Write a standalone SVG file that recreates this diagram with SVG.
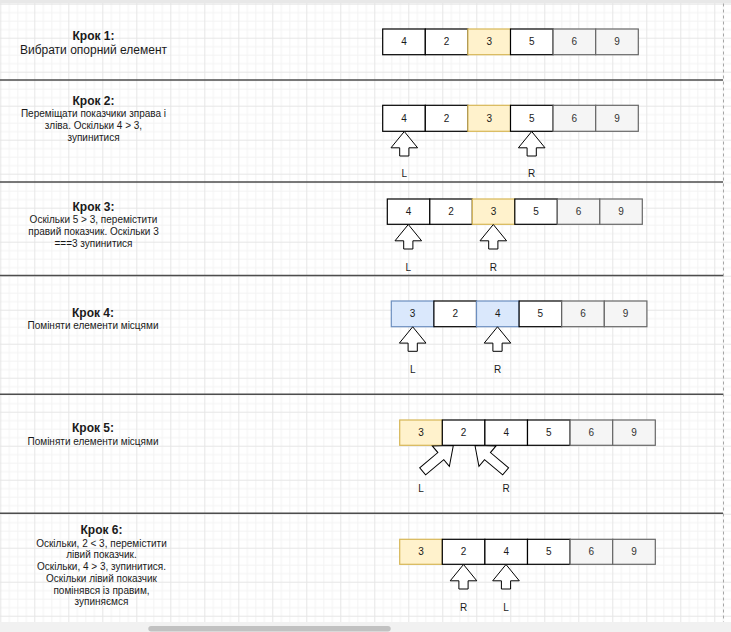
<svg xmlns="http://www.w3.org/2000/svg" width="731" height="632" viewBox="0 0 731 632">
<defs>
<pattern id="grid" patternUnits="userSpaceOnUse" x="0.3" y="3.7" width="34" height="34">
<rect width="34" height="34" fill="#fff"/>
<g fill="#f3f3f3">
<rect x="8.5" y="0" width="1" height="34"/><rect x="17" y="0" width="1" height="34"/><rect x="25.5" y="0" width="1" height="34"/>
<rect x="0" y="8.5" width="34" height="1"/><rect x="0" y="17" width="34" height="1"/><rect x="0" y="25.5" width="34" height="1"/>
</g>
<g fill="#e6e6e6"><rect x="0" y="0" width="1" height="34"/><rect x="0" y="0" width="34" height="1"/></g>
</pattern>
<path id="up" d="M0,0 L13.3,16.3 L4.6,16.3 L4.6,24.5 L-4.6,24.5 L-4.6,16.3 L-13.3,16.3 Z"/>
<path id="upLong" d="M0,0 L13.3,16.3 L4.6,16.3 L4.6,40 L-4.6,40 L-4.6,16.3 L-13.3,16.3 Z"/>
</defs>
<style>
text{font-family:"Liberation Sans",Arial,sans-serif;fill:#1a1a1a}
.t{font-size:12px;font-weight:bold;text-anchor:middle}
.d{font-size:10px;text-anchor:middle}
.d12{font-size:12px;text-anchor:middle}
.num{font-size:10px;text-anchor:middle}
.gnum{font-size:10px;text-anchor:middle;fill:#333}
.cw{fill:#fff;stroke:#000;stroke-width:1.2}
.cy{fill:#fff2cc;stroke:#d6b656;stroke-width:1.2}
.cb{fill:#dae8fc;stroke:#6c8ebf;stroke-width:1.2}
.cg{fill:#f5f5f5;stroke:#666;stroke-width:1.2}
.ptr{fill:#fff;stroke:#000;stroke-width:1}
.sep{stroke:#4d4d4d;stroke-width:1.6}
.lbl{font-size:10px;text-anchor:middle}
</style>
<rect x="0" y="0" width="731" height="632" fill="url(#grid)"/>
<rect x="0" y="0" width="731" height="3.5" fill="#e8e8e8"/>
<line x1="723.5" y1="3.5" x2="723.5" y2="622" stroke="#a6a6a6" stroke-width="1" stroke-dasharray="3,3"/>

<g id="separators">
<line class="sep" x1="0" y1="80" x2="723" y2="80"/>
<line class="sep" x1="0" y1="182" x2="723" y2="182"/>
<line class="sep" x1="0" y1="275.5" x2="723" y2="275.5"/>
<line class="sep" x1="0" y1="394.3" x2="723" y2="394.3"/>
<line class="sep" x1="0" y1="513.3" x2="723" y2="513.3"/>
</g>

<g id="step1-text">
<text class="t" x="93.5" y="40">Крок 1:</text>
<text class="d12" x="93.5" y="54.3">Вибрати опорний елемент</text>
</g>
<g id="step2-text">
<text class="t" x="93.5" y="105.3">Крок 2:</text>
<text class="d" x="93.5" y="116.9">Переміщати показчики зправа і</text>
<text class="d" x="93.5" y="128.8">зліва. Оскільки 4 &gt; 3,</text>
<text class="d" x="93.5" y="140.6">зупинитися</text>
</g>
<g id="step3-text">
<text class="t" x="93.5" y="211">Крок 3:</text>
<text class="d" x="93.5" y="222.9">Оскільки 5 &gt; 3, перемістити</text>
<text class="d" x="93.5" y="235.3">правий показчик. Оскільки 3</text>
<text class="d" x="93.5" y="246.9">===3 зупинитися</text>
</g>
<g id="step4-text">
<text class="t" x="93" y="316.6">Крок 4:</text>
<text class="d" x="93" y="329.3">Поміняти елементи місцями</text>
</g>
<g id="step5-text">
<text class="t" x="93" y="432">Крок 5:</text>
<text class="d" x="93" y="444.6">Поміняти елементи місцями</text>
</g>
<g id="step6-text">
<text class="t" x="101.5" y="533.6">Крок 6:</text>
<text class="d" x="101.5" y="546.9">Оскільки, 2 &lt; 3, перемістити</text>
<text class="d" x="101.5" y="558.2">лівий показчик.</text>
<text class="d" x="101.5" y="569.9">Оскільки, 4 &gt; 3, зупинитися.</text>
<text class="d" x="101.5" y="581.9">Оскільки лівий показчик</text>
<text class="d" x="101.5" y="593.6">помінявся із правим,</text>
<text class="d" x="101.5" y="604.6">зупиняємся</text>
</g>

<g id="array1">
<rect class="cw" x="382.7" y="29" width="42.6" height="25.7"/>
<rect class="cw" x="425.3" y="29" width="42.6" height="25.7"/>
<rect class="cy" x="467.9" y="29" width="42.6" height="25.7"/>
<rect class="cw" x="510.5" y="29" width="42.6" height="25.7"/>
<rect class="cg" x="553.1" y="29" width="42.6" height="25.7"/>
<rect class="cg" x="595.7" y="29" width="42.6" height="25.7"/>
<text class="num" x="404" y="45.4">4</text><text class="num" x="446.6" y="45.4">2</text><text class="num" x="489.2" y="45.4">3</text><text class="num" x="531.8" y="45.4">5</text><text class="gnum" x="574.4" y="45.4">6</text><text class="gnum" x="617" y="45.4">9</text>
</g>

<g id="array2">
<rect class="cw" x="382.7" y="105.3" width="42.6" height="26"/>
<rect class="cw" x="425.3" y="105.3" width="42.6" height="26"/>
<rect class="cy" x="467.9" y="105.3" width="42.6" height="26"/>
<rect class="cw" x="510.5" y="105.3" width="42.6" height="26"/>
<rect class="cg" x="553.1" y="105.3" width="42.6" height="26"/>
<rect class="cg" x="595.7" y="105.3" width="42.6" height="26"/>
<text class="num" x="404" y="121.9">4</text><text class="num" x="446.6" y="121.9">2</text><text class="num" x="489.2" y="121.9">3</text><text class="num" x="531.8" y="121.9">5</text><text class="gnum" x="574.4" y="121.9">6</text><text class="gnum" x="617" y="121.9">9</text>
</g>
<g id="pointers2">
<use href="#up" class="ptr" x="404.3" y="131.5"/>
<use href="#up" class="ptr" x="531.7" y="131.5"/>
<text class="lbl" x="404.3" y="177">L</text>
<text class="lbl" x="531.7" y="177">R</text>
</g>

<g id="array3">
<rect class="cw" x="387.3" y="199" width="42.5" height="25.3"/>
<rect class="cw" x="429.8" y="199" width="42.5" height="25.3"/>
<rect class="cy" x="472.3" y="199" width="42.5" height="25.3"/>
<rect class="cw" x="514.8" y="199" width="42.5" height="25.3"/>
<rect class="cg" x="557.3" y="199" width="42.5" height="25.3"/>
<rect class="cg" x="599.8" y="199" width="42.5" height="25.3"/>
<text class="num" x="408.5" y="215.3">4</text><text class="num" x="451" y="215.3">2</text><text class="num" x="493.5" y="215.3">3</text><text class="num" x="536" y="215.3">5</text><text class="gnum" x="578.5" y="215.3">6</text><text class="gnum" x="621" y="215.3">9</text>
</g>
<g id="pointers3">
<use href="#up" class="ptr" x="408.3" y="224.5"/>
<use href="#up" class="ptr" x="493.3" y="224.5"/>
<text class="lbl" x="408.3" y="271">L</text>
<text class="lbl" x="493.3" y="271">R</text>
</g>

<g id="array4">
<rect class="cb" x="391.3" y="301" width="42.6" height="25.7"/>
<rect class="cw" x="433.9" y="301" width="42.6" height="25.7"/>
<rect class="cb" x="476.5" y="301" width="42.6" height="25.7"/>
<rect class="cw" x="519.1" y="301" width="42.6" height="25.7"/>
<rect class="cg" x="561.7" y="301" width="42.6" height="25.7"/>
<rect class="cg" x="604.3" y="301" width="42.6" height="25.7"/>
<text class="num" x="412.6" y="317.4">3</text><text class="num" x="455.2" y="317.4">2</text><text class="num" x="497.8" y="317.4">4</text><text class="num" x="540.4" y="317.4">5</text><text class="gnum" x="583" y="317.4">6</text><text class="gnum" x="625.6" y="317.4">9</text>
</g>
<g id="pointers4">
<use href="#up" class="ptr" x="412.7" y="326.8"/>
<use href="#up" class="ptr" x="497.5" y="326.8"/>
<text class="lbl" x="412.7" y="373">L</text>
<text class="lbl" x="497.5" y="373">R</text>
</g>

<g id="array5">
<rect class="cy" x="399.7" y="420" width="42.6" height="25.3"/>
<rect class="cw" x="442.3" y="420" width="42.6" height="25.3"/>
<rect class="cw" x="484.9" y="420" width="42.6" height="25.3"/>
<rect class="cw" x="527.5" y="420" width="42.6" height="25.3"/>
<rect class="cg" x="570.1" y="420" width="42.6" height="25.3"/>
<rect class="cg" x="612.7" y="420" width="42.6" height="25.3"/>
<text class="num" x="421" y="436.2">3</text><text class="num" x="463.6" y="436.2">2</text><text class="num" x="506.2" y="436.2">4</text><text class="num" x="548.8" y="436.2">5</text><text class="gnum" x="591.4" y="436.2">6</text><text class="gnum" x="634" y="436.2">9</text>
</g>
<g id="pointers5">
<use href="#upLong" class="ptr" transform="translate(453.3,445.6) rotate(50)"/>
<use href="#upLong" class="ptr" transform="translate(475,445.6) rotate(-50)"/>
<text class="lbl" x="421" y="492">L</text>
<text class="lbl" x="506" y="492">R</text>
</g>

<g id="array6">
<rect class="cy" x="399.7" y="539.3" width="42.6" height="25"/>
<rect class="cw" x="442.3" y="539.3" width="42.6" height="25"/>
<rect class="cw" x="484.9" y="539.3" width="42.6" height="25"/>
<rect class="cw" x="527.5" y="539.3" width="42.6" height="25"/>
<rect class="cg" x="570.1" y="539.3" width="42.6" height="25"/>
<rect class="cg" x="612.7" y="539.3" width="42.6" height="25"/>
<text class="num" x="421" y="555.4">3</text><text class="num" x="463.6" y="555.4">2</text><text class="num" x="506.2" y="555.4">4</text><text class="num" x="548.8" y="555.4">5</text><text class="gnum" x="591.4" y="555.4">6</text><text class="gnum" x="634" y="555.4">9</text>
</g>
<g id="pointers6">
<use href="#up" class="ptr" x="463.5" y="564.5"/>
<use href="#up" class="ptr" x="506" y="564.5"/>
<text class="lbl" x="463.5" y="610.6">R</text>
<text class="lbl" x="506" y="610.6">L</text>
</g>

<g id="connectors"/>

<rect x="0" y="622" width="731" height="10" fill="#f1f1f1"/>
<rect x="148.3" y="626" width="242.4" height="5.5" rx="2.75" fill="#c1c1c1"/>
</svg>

* * *

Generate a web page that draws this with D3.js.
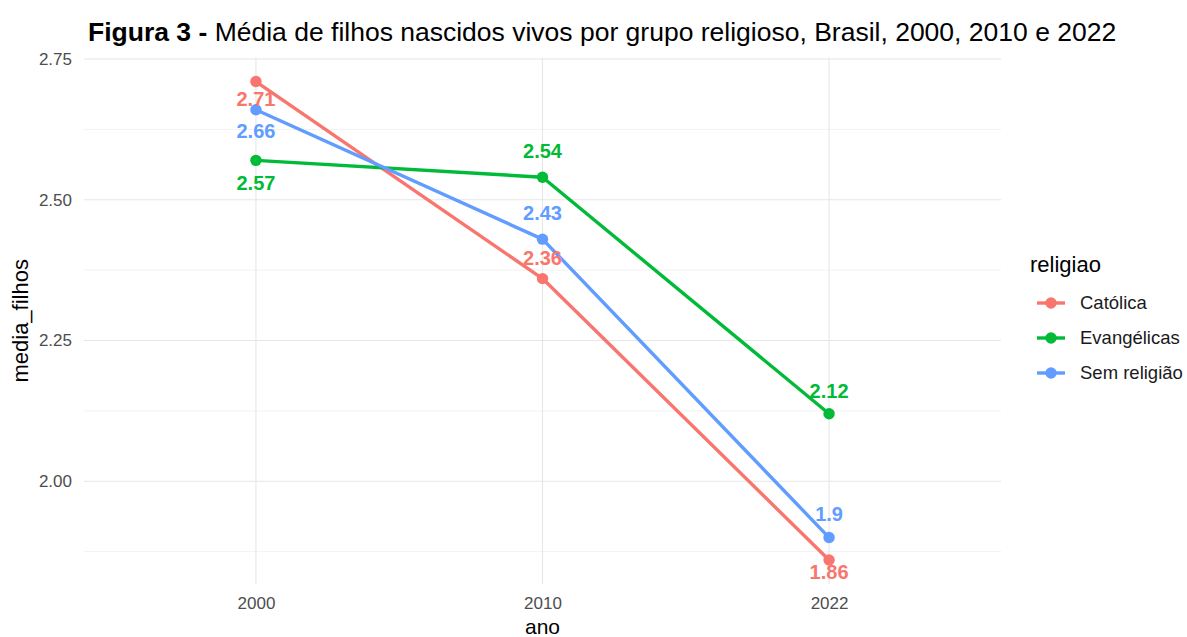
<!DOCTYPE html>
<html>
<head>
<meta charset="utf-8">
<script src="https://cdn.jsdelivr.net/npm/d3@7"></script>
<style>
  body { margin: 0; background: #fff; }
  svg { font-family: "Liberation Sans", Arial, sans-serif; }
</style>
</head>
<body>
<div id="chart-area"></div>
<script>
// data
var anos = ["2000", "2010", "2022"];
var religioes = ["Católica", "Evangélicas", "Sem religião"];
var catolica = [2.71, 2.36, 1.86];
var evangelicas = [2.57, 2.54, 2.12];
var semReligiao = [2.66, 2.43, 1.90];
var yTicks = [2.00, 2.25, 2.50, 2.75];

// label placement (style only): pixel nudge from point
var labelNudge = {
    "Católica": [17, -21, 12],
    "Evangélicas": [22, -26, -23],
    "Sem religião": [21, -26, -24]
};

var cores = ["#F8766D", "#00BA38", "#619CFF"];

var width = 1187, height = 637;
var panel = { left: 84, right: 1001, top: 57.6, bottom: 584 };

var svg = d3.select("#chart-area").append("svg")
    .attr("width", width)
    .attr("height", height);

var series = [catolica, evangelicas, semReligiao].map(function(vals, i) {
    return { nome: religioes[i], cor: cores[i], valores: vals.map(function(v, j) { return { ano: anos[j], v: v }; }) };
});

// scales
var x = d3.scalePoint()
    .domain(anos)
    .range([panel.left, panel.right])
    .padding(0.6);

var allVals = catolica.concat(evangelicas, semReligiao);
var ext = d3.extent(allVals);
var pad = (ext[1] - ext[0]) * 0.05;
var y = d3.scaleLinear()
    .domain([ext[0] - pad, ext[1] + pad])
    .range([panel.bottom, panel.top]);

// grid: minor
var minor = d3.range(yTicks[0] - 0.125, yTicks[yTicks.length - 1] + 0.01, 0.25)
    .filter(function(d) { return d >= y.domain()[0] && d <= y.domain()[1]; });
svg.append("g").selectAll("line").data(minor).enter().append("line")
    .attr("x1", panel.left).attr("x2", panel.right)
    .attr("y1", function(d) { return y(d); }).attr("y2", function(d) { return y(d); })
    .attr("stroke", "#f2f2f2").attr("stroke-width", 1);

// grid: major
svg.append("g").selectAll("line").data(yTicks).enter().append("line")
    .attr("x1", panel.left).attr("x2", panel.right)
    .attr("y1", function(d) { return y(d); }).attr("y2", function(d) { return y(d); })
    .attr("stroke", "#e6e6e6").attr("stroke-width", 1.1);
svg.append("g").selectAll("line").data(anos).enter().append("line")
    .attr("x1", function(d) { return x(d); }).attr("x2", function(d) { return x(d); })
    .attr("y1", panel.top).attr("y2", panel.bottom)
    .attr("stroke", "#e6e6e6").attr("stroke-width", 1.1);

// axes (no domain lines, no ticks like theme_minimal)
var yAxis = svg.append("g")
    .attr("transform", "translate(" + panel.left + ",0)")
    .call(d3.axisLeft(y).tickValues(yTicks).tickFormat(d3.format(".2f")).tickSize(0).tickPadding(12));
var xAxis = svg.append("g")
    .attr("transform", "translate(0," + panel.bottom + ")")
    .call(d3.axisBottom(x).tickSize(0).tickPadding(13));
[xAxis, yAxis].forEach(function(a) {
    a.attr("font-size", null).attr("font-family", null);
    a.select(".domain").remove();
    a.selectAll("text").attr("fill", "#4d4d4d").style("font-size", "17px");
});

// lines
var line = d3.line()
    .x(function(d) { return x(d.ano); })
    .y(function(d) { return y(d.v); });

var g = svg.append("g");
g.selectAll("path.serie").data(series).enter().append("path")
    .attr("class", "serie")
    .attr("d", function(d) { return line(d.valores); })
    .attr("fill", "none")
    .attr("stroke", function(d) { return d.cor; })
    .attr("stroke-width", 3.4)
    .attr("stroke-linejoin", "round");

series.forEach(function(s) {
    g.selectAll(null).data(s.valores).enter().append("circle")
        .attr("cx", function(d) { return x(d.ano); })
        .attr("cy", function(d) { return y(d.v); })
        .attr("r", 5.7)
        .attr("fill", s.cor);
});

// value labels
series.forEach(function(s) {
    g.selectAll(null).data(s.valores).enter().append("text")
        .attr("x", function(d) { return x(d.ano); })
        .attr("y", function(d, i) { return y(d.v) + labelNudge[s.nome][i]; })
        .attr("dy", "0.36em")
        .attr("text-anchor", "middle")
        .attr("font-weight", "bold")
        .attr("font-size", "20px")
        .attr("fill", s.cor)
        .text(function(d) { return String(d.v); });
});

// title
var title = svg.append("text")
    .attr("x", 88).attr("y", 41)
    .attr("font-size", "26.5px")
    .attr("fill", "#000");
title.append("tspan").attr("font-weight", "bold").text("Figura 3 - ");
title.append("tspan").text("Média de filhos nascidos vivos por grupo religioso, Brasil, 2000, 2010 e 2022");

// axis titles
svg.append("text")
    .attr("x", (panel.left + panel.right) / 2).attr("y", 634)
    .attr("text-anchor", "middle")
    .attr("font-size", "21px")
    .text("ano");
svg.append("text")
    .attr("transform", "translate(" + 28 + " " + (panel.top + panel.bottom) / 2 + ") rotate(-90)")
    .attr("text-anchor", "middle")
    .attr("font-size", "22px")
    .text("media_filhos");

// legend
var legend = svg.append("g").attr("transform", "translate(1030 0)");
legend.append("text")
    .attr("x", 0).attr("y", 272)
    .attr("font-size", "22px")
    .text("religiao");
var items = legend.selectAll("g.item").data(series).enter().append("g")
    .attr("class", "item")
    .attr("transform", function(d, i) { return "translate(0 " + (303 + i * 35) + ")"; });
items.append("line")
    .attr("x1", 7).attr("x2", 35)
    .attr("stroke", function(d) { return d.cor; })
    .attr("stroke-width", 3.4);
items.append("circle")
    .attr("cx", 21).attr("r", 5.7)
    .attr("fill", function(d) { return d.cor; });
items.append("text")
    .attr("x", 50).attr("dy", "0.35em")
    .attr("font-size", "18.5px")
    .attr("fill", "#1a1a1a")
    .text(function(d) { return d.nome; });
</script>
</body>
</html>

**What you are asked to do:**
Search the preceding listing for the word "with" and pull out every line that holds it.

**Task solution:**
Write a standalone SVG file that recreates this diagram with SVG.
Generate a web page that draws this with D3.js.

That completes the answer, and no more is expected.